Neomamme a un bivio: lavoro o famiglia?
Tornare al lavoro dopo essere diventate mamme non è facile. Non sempre si hanno i nonni a disposizione. Quindi conciliare la carriera con la famiglia significa spesso dover pagare una babysitter o un asilo nido, i cui costi sono alti e magari non alla portata di tutti. Il più delle volte poi il luogo di lavoro dista parecchio da casa e non sempre il datore di lavoro è disponibile a concedere il part-time.
Quindi tante mamme si chiedono: “Varrà la pena? O sarebbe meglio se a casa con il mio bambino ci rimanessi io?”.
Per molte la scelta di lasciare il lavoro per dedicarsi alla famiglia è una scelta obbligata una volta esauriti ferie e permessi per il congedo parentale. Questa situazione purtroppo è comune a tante mamme italiane, da nord a sud.

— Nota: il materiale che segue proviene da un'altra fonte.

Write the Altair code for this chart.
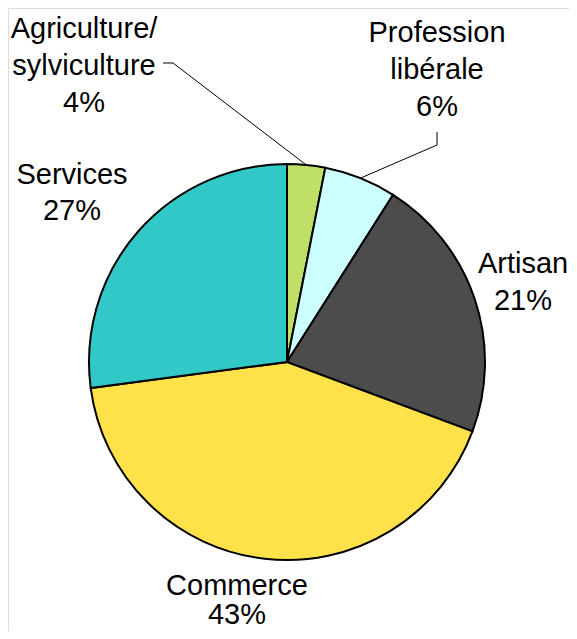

Infatti, secondo una ricerca eseguita dall’Ispettorato Nazionale del Lavoro, nel 2016 le donne che dopo aver partorito il proprio figlio hanno rassegnato le proprie dimissioni, adducendo quale motivazione la difficoltà di conciliare il lavoro con la nuova vita da mamma, sono state più di 24.000.
Il nostro ordinamento prevede tuttavia una tutela particolare per le neomamme che decidono di lasciare il lavoro entro il primo anno di vita del bambino.
Innanzitutto le dimissioni NON devono essere presentate telematicamente. Vanno consegnate all’ufficio territoriale del servizio ispettivo del Ministero del Lavoro. Una volta verificato che la lavoratrice è perfettamente consapevole di quello a cui sta andando incontro e che le dimissioni non sono state dunque estorte, procede con la loro convalida.
Inoltre, non è necessario che la lavoratrice dia alcun preavviso al datore di lavoro.
Le neomamme che si dimettono hanno poi diritto a percepire l’indennità Naspi. Purché abbiano almeno 13 mesi di contribuzione nell’ultimo quadriennio e almeno 30 giornate di lavoro effettivo nell’anno precedente.
Per non perdere il diritto a questa indennità, tuttavia, devono inoltrare la relativa domanda e dichiarare l’immediata disponibilità ad un nuovo lavoro. Al pari di tutti coloro che percepiscono l’indennità di disoccupazione.